A classical Christian aesthetics measures any instance of the beautiful against faith’s affirmation that God is consummate beauty itself. Christian aesthetical judgment, however, is always exercised in the midst of the created conditions of existence where experiences of beauty offer imaginative entry to transcendent beauty. Thus, in faith, created beauty is judged to be so because it participates in the divine beauty. Even more pointedly, qualities that faith ascribes to the divine nature will be qualities judged to be beautiful in God’s creation. Divine qualities like mercy and love can be found in the realm of human virtue where they may be judged beautiful not only because they are emotionally poignant and relationally redemptive but also because human mercy and love share finitely in the beauty of these qualities as divine attributes. The divine attribute of goodness behaves like the moral attributes of mercy and love, not only in the sense that it admits of analogical construal but also to the degree that faith finds goodness beautiful, a judgment affirmed most strikingly by both Pseudo-Dionysius (fl. c. 500) and Thomas Aquinas (1225-74) who agree that goodness and beauty are the same.
Not all divine qualities, however, admit of this analogical translation as readily as others, and, as a consequence, resonate less aesthetically in the Christian imagination. God’s power and presence are examples of attributes that resist analogical construal and so Christian appreciation as the beautiful. Medieval Christian theology held that all created being possesses the transcendental qualities of oneness, truth, goodness, and beauty since these are qualities of the Creator. All being as being is beautiful, as are the conditions under which being appears, such as its power or presence. Yet, power and presence are not moral qualities like mercy, love, and goodness. The power and presence of finite being stand less easily in analogical relationship to the utterly divine qualities of omnipotence and omnipresence, even to the point that Christian discourse would be disinclined to speak specifically of creaturely power and presence as beautiful.
At first glance, it would seem that much the same could be said of the divine attribute of immutability. Like omnipotence and omnipresence, divine immutability does not easily admit of analogical translation to creaturely existence which is enmeshed in time and change. Nevertheless, it is this divine attribute more than any other that epitomizes God’s beauty in the Christian imagination. God’s immutability offers no homology to the created conditions of temporality and marks the divine transcendence with the absolute perfection that changelessness and timelessness logically require. True analogy may fail between the beauty of eternal perfection and the vagaries of created time, and yet classical Christian definitions of beauty readily imagine the qualities of beauty against the backdrop of divine immutability. Aquinas, for example, lists three qualities of beauty: “right proportion or harmony,” “brightness,” since “we call things bright in color beautiful,” and “integrity or perfection” (integritas, sive perfectio).” The perfection or completeness he ascribes to finite beauty, though, cannot approach the perfection of the immutable God, and conveys much more an aesthetical sense of the “wholeness” of what is judged beautiful. Too distant a comparison to be judged analogy in any strict sense, the aesthetical quality of perfectio dimly hints at the divine quality most attractive to Christian aesthetical judgment. However much some divine attributes susceptible to analogical construal encourage the believer to find some limited coherence between finite and infinite beauty, the attribute of immutability captures the Christian imagination with a divine beauty marked by its utter difference from all that is worldly.

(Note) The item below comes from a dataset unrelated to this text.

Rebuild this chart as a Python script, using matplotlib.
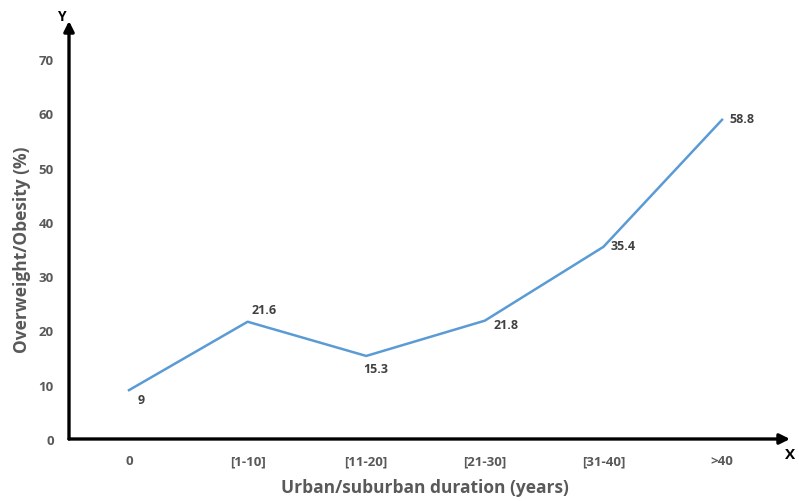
import matplotlib
matplotlib.use("Agg")
import matplotlib.pyplot as plt

categories = ["0", "[1-10]", "[11-20]", "[21-30]", "[31-40]", ">40"]
values = [9, 21.6, 15.3, 21.8, 35.4, 58.8]
yticks = [0, 10, 20, 30, 40, 50, 60, 70]

plt.rcParams['font.family'] = ['Open Sans', 'DejaVu Sans']

W, H = 799, 502
fig = plt.figure(figsize=(W/100, H/100), dpi=100)
left, right, bottom, top = 69, 790, 440, 22
ax = fig.add_axes([left/W, (H-bottom)/H, (right-left)/W, (bottom-top)/H])

x = list(range(len(categories)))
ax.plot(x, values, color="#5B9BD5", lw=1.8)

ax.set_xlim(-0.506, 5.573)
ax.set_ylim(0, 77)
ax.set_xticks(x)
ax.set_xticklabels(categories)
ax.set_yticks(yticks)
ax.set_yticklabels([str(v) for v in yticks])
ax.tick_params(length=0, labelsize=9.5, labelcolor="#595959")
ax.tick_params(axis='y', pad=11)
ax.tick_params(axis='x', pad=11)
for lab in ax.get_xticklabels() + ax.get_yticklabels():
    lab.set_fontweight('bold')
for s in ax.spines.values():
    s.set_visible(False)

# axis arrows
ax.annotate("", xy=(0, 1), xytext=(0, 0), xycoords='axes fraction',
            arrowprops=dict(arrowstyle='-|>,head_length=0.6,head_width=0.3', color='black', lw=2.4, shrinkA=0, shrinkB=0))
ax.annotate("", xy=(1, 0), xytext=(0, 0), xycoords='axes fraction',
            arrowprops=dict(arrowstyle='-|>,head_length=0.6,head_width=0.3', color='black', lw=2.4, shrinkA=0, shrinkB=0))

fig.text(790/W, 1-455/H, "X", ha='center', va='center', fontsize=11, fontweight='bold', color='black')
fig.text(61/W, 1-17/H, "Y", ha='center', va='center', fontsize=10, fontweight='bold', color='black')

# data labels (offsets in points)
offsets = [(6, -7), (3, 9), (-2, -9), (6, -3), (5, 1), (5, 1)]
for xi, v, (dx, dy) in zip(x, values, offsets):
    txt = f"{v:g}"
    ax.annotate(txt, (xi, v), xytext=(dx, dy), textcoords='offset points',
                ha='left', va='center', fontsize=9, fontweight='bold', color='#404040')

fig.text(425/W, 1-488/H, "Urban/suburban duration (years)", ha='center', va='center',
         fontsize=12.5, fontweight='bold', color='#595959')
fig.text(22/W, 1-250/H, "Overweight/Obesity (%)", ha='center', va='center', rotation=90,
         fontsize=12.5, fontweight='bold', color='#595959')

fig.savefig("out.png", dpi=100)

Having offered such judgments about the attribute of immutability, we need to make a qualification that has some bearing on our present topic. As we have seen, Catholic belief maintains that tradition, along with scripture, is a mode of divine revelation, the means by which God has chosen to communicate the sublime and saving truth of the Christ event to the world. In a classical aesthetics of tradition, the doctrines and practices that make up tradition possess a definitiveness that defies time, since they are imagined to be – in the words of the fifth-century monk Vincent of Lérins – what has been believed “everywhere, always, by all.” It is Vincent’s “always” that carries the banner of immutability onto the field of tradition. Tradition, of course, is in time and, as the very process of “handing down” the faith, is characterized by change. Yet, a classical aesthetics of tradition finds the beauty of tradition in its abiding truth as divine revelation. The teachings and practices of tradition identified as the apostolic heritage are seen in this sensibility as fixed. The words of the Nicene Creed, for example, are as permanent as the truths about the nature of God and the saving drama that they express. The practice of the Eucharistic Real Presence is timelessly repeated in the communicant’s reception of the sacrament. Papal infallibility ensures the certainty of those dimensions of tradition which are not subject to change and so, in the judgment of the Church’s teaching authority, worthy of the entire Church’s appreciation as the timeless truth of revelation. Since revelation, and thus tradition as revelation, communicates God’s providential plan to save the world, and since that plan issues from God’s eternal love and unchanging will, tradition, of all that dwells in the creaturely realm, can be represented in faith as a finite reflection of the divine immutability. Its beauty, like God’s, lies in its difference from the ordinary conditions of temporality which, in this Catholic sensibility, are saturated with relativity and doubt.